* _Your goal_
All of the material should be reproduced exactly, with pictures left out.

* _Supplied information_
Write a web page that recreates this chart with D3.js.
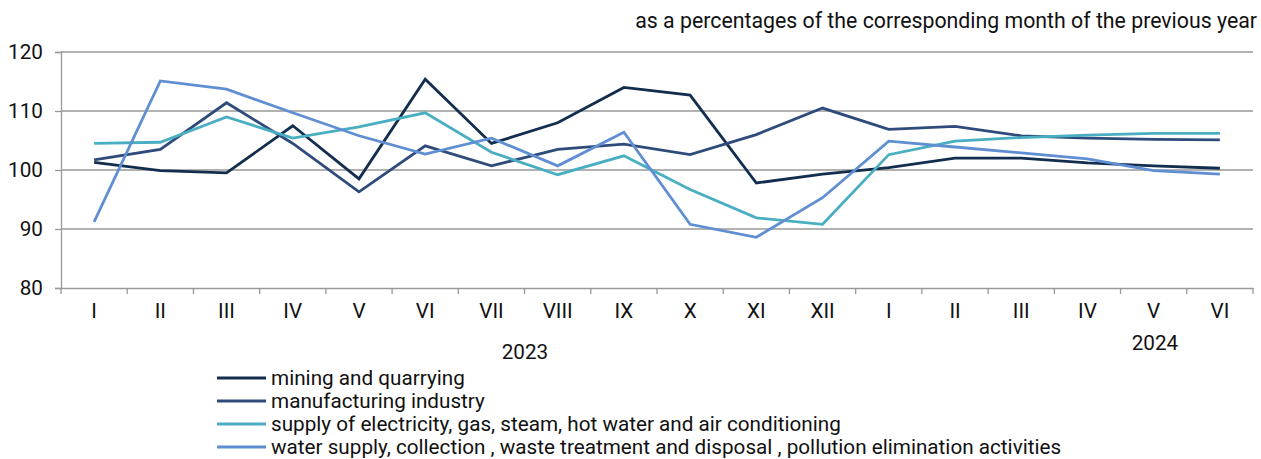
<!DOCTYPE html>
<html><head><meta charset="utf-8">
<script src="https://cdn.jsdelivr.net/npm/d3@7"></script>
<style>body{margin:0;background:#fff;} text{font-family:Roboto,"Noto Sans",sans-serif;fill:#111;}</style>
</head><body>
<svg id="c" width="1261" height="459"></svg>
<script>
const months = ["I","II","III","IV","V","VI","VII","VIII","IX","X","XI","XII","I","II","III","IV","V","VI"];
const yTicks = [80,90,100,110,120];
const seriesNames = ["mining and quarrying","manufacturing industry","supply of electricity, gas, steam, hot water and air conditioning","water supply, collection , waste treatment and disposal , pollution elimination activities"];
const mining = [101.3,99.9,99.5,107.5,98.5,115.4,104.5,108.0,114.0,112.7,97.8,99.3,100.4,102.0,102.0,101.2,100.7,100.3];
const manufacturing = [101.7,103.5,111.4,104.5,96.3,104.1,100.7,103.5,104.4,102.6,106.0,110.5,106.9,107.4,105.8,105.4,105.2,105.1];
const electricity = [104.5,104.7,109.0,105.4,107.3,109.7,103.0,99.2,102.4,96.7,91.9,90.8,102.6,104.9,105.5,105.9,106.2,106.2];
const water = [91.2,115.1,113.7,109.7,105.8,102.7,105.4,100.7,106.4,90.8,88.6,95.3,104.9,103.9,102.9,101.9,99.9,99.3];
const colors = ["#132d4f","#2f4b7b","#4aaec3","#5f8fd2"];
const allSeries = [mining, manufacturing, electricity, water];
const FS = "20.7px";

const svg = d3.select("#c");
const L=61, R=1253, T=52, B=288;
const x = d3.scaleBand().domain(d3.range(months.length)).range([L,R]);
const y = d3.scaleLinear().domain([80,120]).range([B,T]);

// gridlines
svg.append("g").selectAll("line").data(yTicks.filter(d=>d>80)).join("line")
  .attr("x1",L).attr("x2",R).attr("y1",d=>y(d)).attr("y2",d=>y(d))
  .attr("stroke","#999").attr("stroke-width",1.3);

// y axis
const ya = svg.append("g").attr("transform",`translate(${L},0)`)
  .call(d3.axisLeft(y).tickValues(yTicks).tickSize(6).tickPadding(12));
ya.select(".domain").attr("stroke","#999").attr("stroke-width",1.3);
ya.selectAll(".tick line").attr("stroke","#999").attr("stroke-width",1.3);
ya.selectAll("text").style("font-size",FS).style("font-family","Roboto").attr("fill","#111");

// x axis
const xa = svg.append("g").attr("transform",`translate(0,${B})`)
  .call(d3.axisBottom(x).tickFormat(i=>months[i]).tickSize(0).tickPadding(15));
xa.select(".domain").attr("stroke","#999").attr("stroke-width",1.3);
xa.selectAll("text").style("font-size",FS).style("font-family","Roboto").attr("fill","#111");
// boundary ticks
const bounds = d3.range(months.length+1).map(i=> i<months.length ? x(i) : x(months.length-1)+x.bandwidth());
svg.append("g").selectAll("line").data(bounds).join("line")
  .attr("x1",d=>d).attr("x2",d=>d).attr("y1",B).attr("y2",B+6)
  .attr("stroke","#999").attr("stroke-width",1.3);

// year labels
svg.append("text").attr("x",525).attr("y",359).attr("text-anchor","middle").style("font-size",FS).text("2023");
svg.append("text").attr("x",1155).attr("y",350).attr("text-anchor","middle").style("font-size",FS).text("2024");

// lines
const line = d3.line().x((d,i)=>x(i)+x.bandwidth()/2).y(d=>y(d));
allSeries.forEach((s,k)=>{
  svg.append("path").datum(s).attr("d",line).attr("fill","none")
    .attr("stroke",colors[k]).attr("stroke-width",2.8).attr("stroke-linejoin","miter");
});

// subtitle
svg.append("text").attr("x",1257).attr("y",28).attr("text-anchor","end").style("font-size","21.3px")
  .text("as a percentages of the corresponding month of the previous year");

// legend
const lg = svg.append("g");
seriesNames.forEach((n,k)=>{
  const yy = 378 + k*23;
  lg.append("line").attr("x1",217).attr("x2",266).attr("y1",yy).attr("y2",yy)
    .attr("stroke",colors[k]).attr("stroke-width",3);
  lg.append("text").attr("x",271).attr("y",yy+7).style("font-size",FS).text(n);
});
</script>
</body></html>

* _Expected answer_
Write a web page that recreates this chart with D3.js.
<!DOCTYPE html>
<html><head><meta charset="utf-8">
<script src="https://cdn.jsdelivr.net/npm/d3@7"></script>
<style>body{margin:0;background:#fff;} text{font-family:Roboto,"Noto Sans",sans-serif;fill:#111;}</style>
</head><body>
<svg id="c" width="1261" height="459"></svg>
<script>
const months = ["I","II","III","IV","V","VI","VII","VIII","IX","X","XI","XII","I","II","III","IV","V","VI"];
const yTicks = [80,90,100,110,120];
const seriesNames = ["mining and quarrying","manufacturing industry","supply of electricity, gas, steam, hot water and air conditioning","water supply, collection , waste treatment and disposal , pollution elimination activities"];
const mining = [101.3,99.9,99.5,107.5,98.5,115.4,104.5,108.0,114.0,112.7,97.8,99.3,100.4,102.0,102.0,101.2,100.7,100.3];
const manufacturing = [101.7,103.5,111.4,104.5,96.3,104.1,100.7,103.5,104.4,102.6,106.0,110.5,106.9,107.4,105.8,105.4,105.2,105.1];
const electricity = [104.5,104.7,109.0,105.4,107.3,109.7,103.0,99.2,102.4,96.7,91.9,90.8,102.6,104.9,105.5,105.9,106.2,106.2];
const water = [91.2,115.1,113.7,109.7,105.8,102.7,105.4,100.7,106.4,90.8,88.6,95.3,104.9,103.9,102.9,101.9,99.9,99.3];
const colors = ["#132d4f","#2f4b7b","#4aaec3","#5f8fd2"];
const allSeries = [mining, manufacturing, electricity, water];
const FS = "20.7px";

const svg = d3.select("#c");
const L=61, R=1253, T=52, B=288;
const x = d3.scaleBand().domain(d3.range(months.length)).range([L,R]);
const y = d3.scaleLinear().domain([80,120]).range([B,T]);

// gridlines
svg.append("g").selectAll("line").data(yTicks.filter(d=>d>80)).join("line")
  .attr("x1",L).attr("x2",R).attr("y1",d=>y(d)).attr("y2",d=>y(d))
  .attr("stroke","#999").attr("stroke-width",1.3);

// y axis
const ya = svg.append("g").attr("transform",`translate(${L},0)`)
  .call(d3.axisLeft(y).tickValues(yTicks).tickSize(6).tickPadding(12));
ya.select(".domain").attr("stroke","#999").attr("stroke-width",1.3);
ya.selectAll(".tick line").attr("stroke","#999").attr("stroke-width",1.3);
ya.selectAll("text").style("font-size",FS).style("font-family","Roboto").attr("fill","#111");

// x axis
const xa = svg.append("g").attr("transform",`translate(0,${B})`)
  .call(d3.axisBottom(x).tickFormat(i=>months[i]).tickSize(0).tickPadding(15));
xa.select(".domain").attr("stroke","#999").attr("stroke-width",1.3);
xa.selectAll("text").style("font-size",FS).style("font-family","Roboto").attr("fill","#111");
// boundary ticks
const bounds = d3.range(months.length+1).map(i=> i<months.length ? x(i) : x(months.length-1)+x.bandwidth());
svg.append("g").selectAll("line").data(bounds).join("line")
  .attr("x1",d=>d).attr("x2",d=>d).attr("y1",B).attr("y2",B+6)
  .attr("stroke","#999").attr("stroke-width",1.3);

// year labels
svg.append("text").attr("x",525).attr("y",359).attr("text-anchor","middle").style("font-size",FS).text("2023");
svg.append("text").attr("x",1155).attr("y",350).attr("text-anchor","middle").style("font-size",FS).text("2024");

// lines
const line = d3.line().x((d,i)=>x(i)+x.bandwidth()/2).y(d=>y(d));
allSeries.forEach((s,k)=>{
  svg.append("path").datum(s).attr("d",line).attr("fill","none")
    .attr("stroke",colors[k]).attr("stroke-width",2.8).attr("stroke-linejoin","miter");
});

// subtitle
svg.append("text").attr("x",1257).attr("y",28).attr("text-anchor","end").style("font-size","21.3px")
  .text("as a percentages of the corresponding month of the previous year");

// legend
const lg = svg.append("g");
seriesNames.forEach((n,k)=>{
  const yy = 378 + k*23;
  lg.append("line").attr("x1",217).attr("x2",266).attr("y1",yy).attr("y2",yy)
    .attr("stroke",colors[k]).attr("stroke-width",3);
  lg.append("text").attr("x",271).attr("y",yy+7).style("font-size",FS).text(n);
});
</script>
</body></html>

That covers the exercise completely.